Now, some residents are upset about the loss of a part of local history they say was destroyed along with the papers, photographs and other items that were discovered only recently.
“For any historian or genealogist or anyone who wants to preserve the past, any piece of paper or photograph you come across is a treasure,” said Diane Taylor Torrent, with the Heritage Society of Franklin County, a preservation group.
She said the documents included property and court records that predated the Civil War and photographs from the 1920s.
“Immediately when I found these pictures, the first thing I did was scan them,” Torrent said.
Patricia Burnette Chastain helped find the records shortly after taking office as clerk of Franklin County Superior Court.
“I was extremely disappointed to see that these particular records had not been cared for,” she said.

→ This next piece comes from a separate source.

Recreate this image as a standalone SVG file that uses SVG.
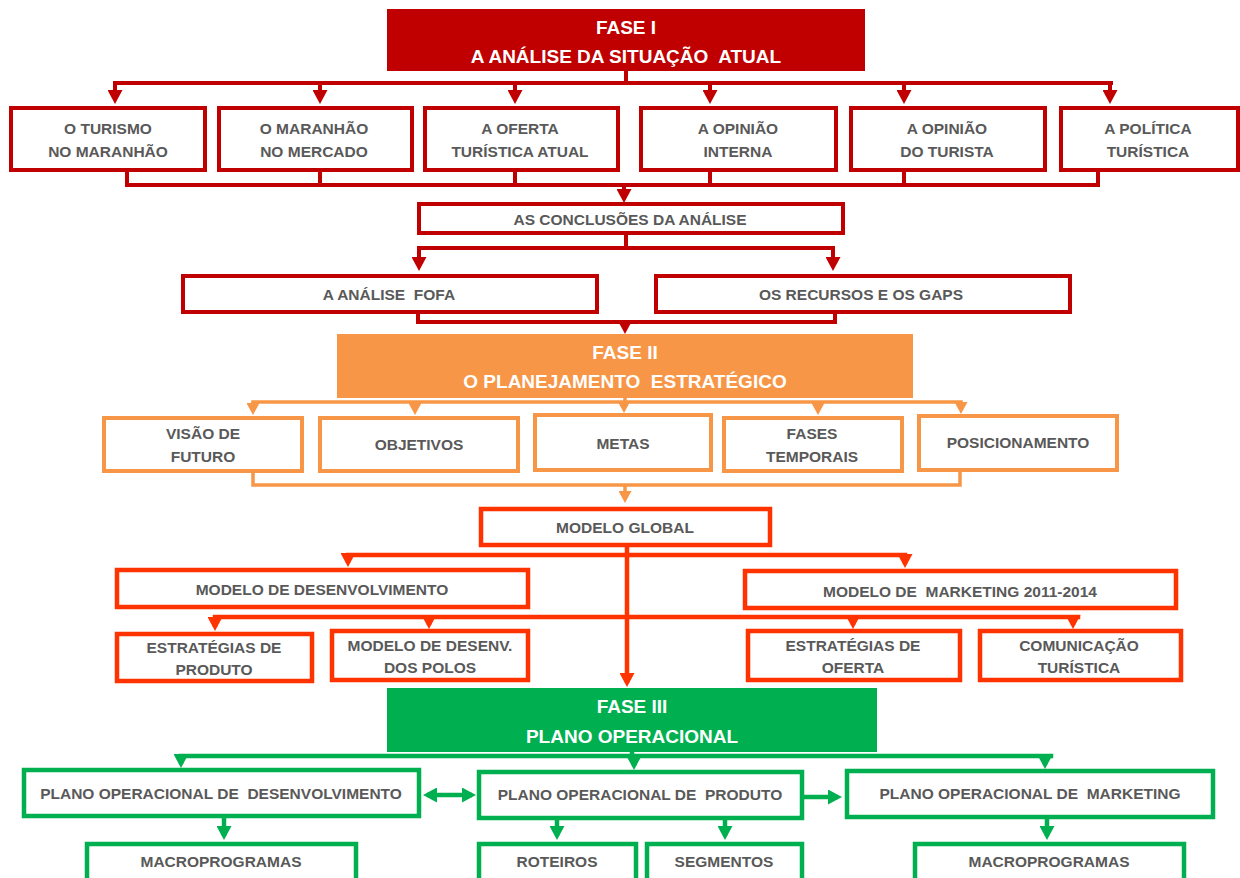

A leaky pipe was to blame for the mold that damaged some of the records.
“It was circulating throughout our courthouse, and people’s health could very easily be affected,” Chastain said.

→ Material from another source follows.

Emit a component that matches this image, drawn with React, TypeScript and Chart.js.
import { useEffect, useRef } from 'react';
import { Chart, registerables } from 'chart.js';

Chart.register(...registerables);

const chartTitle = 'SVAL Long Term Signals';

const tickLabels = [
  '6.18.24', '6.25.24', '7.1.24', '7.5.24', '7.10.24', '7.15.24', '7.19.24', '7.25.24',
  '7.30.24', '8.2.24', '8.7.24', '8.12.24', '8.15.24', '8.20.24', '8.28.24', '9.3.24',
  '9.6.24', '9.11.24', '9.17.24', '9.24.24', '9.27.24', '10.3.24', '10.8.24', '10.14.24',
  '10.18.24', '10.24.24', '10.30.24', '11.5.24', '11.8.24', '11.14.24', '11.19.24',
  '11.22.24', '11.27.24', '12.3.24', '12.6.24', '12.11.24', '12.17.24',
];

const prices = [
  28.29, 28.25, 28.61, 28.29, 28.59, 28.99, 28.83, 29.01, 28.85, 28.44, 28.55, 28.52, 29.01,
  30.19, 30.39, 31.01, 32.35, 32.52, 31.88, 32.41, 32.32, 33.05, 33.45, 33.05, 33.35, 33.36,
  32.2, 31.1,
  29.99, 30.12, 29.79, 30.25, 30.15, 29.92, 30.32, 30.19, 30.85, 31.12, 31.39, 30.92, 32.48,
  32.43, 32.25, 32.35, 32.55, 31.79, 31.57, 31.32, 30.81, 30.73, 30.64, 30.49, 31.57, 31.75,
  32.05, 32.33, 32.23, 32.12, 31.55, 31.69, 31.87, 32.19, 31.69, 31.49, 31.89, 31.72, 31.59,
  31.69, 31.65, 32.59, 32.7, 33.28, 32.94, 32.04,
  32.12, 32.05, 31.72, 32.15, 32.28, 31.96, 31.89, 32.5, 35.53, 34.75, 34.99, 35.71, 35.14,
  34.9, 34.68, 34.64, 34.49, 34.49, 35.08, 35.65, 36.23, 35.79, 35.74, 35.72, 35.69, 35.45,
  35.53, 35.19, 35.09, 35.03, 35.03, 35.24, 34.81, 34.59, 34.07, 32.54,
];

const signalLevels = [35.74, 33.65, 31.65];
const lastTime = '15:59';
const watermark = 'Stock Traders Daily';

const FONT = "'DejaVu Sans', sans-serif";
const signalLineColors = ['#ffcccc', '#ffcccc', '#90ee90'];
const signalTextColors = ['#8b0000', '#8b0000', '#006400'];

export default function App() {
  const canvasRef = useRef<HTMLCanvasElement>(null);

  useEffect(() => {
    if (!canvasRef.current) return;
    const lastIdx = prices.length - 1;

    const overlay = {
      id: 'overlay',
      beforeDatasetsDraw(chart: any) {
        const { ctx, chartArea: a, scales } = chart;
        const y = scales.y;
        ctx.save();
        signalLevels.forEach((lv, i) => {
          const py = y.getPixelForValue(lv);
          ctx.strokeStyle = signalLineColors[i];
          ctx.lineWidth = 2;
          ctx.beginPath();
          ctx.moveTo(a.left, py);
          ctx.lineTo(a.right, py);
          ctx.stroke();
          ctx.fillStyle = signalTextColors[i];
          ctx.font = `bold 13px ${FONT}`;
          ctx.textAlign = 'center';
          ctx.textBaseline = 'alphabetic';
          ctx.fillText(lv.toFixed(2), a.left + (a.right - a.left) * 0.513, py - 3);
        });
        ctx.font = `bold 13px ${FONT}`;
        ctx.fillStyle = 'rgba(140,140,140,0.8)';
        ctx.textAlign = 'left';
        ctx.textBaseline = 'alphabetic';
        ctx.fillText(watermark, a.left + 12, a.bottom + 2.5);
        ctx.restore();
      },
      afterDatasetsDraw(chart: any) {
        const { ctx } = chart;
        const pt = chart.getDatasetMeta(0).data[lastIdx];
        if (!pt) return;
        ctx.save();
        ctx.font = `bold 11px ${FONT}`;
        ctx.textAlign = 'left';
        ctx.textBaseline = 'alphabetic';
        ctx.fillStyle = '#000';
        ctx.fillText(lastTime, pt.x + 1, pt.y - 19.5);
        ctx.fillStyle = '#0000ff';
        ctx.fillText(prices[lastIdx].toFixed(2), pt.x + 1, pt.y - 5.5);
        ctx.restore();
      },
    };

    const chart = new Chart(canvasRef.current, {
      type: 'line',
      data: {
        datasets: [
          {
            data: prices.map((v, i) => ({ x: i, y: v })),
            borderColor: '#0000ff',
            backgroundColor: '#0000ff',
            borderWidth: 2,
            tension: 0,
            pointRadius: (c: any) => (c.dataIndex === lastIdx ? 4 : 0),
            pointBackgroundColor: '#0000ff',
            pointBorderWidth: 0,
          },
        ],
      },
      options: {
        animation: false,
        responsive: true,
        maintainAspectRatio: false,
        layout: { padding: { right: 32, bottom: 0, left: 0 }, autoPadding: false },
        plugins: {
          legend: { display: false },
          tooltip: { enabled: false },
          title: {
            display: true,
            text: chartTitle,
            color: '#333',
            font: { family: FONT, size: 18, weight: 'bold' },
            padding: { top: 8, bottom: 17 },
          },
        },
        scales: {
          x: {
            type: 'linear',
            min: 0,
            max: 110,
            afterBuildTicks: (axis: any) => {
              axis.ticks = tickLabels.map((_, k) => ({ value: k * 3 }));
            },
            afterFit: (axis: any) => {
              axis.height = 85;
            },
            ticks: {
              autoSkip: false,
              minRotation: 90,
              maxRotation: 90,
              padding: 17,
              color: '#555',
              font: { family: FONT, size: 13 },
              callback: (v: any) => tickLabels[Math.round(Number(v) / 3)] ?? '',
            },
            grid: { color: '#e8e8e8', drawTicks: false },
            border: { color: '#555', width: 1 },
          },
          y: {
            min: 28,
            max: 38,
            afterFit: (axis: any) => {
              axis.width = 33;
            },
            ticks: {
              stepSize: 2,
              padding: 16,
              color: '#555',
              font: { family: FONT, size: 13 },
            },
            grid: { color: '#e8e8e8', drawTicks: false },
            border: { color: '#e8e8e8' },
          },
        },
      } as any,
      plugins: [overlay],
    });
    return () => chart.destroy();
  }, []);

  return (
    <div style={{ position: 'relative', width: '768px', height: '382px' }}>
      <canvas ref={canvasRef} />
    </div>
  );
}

Months after Chastain and the Heritage Society started working to preserve the documents, the county decided on Dec. 6 to burn the records. The state recommended the decision.

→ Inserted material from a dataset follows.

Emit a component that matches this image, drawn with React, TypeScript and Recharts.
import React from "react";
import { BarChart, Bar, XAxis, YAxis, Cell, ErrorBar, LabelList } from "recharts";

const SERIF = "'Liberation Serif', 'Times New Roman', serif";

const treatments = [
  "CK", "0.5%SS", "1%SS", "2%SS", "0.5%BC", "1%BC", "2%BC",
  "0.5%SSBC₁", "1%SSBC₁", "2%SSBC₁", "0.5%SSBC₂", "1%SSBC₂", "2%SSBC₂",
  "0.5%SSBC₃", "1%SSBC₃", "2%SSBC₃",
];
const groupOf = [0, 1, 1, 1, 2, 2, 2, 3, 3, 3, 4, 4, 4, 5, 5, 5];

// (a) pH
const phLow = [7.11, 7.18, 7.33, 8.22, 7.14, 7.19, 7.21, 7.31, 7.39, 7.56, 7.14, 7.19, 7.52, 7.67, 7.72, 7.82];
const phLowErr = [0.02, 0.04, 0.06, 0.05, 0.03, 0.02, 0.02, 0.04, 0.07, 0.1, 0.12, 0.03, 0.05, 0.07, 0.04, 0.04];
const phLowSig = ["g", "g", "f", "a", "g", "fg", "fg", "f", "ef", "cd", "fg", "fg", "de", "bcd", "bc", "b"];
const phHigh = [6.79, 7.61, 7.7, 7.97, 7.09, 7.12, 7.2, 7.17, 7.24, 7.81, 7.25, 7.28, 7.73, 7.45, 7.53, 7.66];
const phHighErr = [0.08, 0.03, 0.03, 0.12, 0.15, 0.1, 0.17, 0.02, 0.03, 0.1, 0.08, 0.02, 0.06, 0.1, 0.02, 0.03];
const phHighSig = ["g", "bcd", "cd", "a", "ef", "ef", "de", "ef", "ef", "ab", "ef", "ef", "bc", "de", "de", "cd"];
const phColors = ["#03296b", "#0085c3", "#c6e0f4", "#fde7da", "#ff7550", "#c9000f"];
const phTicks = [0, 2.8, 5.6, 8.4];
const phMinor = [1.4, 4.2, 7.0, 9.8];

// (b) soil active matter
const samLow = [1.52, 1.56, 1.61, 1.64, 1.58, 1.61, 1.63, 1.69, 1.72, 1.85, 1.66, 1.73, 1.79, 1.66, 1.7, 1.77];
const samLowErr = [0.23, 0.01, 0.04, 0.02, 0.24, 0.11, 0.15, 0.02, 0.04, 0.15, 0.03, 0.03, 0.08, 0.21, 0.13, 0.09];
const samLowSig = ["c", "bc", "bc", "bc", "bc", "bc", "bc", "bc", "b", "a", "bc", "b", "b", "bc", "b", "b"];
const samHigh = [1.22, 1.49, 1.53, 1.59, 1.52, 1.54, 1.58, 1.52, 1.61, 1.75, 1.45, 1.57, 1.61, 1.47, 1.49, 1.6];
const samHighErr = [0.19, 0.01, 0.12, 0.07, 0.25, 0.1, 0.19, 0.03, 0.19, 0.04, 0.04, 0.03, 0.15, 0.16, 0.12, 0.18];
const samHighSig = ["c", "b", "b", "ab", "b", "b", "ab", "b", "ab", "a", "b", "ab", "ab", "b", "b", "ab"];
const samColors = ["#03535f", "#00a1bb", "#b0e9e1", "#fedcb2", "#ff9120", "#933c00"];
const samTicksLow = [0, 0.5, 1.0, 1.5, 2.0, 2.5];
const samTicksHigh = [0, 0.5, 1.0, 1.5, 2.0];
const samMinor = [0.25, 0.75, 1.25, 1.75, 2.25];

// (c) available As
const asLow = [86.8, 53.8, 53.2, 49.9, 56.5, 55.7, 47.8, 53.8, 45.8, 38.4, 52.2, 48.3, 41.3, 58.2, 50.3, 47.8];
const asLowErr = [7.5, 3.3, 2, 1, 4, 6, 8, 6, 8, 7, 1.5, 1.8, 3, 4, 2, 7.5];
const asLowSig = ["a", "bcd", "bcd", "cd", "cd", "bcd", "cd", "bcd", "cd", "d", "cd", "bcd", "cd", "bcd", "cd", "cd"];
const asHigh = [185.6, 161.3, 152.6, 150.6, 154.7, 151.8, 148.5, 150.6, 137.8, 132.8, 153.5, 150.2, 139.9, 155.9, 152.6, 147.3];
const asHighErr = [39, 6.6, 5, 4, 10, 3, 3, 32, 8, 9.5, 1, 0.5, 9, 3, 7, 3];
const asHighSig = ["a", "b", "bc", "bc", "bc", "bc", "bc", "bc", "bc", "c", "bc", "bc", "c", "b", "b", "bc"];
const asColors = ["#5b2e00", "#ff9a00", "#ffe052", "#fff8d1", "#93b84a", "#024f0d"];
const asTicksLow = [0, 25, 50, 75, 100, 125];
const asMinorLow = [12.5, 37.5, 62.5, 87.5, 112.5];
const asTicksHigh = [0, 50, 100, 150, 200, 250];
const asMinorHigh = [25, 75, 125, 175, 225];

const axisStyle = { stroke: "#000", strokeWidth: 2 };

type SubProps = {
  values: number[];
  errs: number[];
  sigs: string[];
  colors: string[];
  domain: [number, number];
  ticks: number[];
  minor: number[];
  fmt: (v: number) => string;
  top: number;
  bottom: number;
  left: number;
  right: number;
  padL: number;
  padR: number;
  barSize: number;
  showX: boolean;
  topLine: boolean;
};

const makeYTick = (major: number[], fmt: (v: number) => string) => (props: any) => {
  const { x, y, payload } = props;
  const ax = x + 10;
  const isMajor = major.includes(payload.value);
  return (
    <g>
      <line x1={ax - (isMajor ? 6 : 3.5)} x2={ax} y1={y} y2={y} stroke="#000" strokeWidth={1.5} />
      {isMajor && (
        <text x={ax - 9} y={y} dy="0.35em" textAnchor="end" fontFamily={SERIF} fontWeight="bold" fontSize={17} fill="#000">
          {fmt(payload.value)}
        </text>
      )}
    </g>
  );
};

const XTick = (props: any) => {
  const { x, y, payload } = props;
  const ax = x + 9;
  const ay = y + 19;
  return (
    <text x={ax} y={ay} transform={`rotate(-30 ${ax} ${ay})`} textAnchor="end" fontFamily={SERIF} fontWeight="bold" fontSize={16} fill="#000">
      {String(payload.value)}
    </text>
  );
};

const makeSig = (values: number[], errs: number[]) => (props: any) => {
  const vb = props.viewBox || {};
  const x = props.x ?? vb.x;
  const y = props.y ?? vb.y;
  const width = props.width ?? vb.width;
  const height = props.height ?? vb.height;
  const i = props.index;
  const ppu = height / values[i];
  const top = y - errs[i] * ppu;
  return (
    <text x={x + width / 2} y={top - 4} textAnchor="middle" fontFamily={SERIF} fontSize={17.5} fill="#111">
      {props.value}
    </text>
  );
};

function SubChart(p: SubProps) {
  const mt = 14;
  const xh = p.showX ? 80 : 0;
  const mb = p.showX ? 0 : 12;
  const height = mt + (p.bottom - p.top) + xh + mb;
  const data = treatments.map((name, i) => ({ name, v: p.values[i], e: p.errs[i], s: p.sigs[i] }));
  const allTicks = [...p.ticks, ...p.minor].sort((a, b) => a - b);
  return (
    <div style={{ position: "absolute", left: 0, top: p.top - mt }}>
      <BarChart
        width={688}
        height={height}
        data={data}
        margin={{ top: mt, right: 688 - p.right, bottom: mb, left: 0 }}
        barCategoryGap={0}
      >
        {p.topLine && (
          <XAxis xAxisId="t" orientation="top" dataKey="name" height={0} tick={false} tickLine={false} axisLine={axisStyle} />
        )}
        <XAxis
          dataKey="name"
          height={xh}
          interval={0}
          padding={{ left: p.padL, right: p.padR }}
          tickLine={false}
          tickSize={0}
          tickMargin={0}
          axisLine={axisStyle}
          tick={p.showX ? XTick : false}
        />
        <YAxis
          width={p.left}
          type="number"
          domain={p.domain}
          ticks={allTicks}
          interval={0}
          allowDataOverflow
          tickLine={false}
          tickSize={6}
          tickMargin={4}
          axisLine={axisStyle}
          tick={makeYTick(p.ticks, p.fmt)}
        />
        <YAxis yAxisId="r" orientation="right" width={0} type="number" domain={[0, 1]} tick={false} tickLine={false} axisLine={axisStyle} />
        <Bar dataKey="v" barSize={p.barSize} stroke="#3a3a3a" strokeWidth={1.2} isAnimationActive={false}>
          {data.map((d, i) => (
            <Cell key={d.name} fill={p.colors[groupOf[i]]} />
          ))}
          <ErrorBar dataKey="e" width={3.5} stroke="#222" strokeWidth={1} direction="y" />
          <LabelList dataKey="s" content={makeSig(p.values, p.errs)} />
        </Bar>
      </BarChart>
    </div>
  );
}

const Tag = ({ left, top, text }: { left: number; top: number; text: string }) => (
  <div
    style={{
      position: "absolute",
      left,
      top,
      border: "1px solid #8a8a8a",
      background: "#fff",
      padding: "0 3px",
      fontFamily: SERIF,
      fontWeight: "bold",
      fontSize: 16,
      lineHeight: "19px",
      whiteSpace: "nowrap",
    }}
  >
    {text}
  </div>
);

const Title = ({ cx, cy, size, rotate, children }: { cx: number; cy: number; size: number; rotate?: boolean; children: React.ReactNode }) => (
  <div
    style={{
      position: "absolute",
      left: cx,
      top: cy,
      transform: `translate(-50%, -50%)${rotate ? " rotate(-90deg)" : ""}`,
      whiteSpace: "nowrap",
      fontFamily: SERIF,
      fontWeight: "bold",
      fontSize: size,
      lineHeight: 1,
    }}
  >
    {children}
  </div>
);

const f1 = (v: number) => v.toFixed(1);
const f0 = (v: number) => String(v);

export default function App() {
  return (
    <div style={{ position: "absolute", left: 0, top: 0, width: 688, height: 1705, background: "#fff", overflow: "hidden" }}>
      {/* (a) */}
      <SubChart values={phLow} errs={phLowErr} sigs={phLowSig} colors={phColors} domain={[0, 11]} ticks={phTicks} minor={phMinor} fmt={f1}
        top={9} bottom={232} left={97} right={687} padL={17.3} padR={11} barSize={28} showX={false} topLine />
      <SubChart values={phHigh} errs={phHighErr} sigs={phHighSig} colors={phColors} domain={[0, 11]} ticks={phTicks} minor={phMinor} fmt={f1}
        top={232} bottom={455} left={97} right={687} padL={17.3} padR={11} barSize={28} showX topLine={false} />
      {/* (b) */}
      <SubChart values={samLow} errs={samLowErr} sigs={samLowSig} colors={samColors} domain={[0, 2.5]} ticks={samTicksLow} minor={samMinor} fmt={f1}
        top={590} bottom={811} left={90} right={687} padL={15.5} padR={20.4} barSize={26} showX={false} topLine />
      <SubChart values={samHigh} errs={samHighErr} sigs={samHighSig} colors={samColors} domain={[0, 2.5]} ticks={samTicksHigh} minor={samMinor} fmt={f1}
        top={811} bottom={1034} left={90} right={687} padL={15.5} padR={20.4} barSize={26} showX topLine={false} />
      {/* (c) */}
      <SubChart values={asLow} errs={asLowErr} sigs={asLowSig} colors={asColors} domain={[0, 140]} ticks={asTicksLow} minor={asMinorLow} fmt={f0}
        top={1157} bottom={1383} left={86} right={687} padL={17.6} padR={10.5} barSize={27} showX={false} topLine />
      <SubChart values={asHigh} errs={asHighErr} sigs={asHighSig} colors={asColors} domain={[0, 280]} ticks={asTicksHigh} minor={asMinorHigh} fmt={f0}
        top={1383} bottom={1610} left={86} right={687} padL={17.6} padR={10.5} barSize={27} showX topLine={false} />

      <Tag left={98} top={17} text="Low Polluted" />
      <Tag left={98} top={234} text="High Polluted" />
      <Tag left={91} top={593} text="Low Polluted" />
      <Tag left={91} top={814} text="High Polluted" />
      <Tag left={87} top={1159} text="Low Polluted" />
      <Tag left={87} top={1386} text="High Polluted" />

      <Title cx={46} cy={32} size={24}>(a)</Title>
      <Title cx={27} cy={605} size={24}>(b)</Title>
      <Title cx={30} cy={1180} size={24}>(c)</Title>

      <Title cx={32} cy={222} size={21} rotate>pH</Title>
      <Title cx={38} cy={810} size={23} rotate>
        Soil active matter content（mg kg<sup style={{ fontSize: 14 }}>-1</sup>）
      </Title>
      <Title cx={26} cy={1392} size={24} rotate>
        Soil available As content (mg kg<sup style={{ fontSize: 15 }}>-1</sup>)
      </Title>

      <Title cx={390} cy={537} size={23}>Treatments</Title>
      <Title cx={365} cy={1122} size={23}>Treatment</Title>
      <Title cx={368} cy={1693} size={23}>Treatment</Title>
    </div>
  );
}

“A lot of these records that they saw were of very short-term value to the state or (were) like check stubs or confidential records that are not to be seen unauthorized,” said Sarah Koonts, director of the North Carolina Division of Archives and Records.
She said the documents had been inspected in 1964 by the state and were ordered destroyed back then.
But Torrent said she wishes the records were simply relocated so the basement could have been cleaned to address the air quality problem. Among the items lost was a copy of a bill introduced in the legislature in the 1870s that required North Carolina farmers to fence their cattle and a letter written from a soldier serving in France during World War I.
“It breaks my heart because these are the records that are gone forever now,” she said.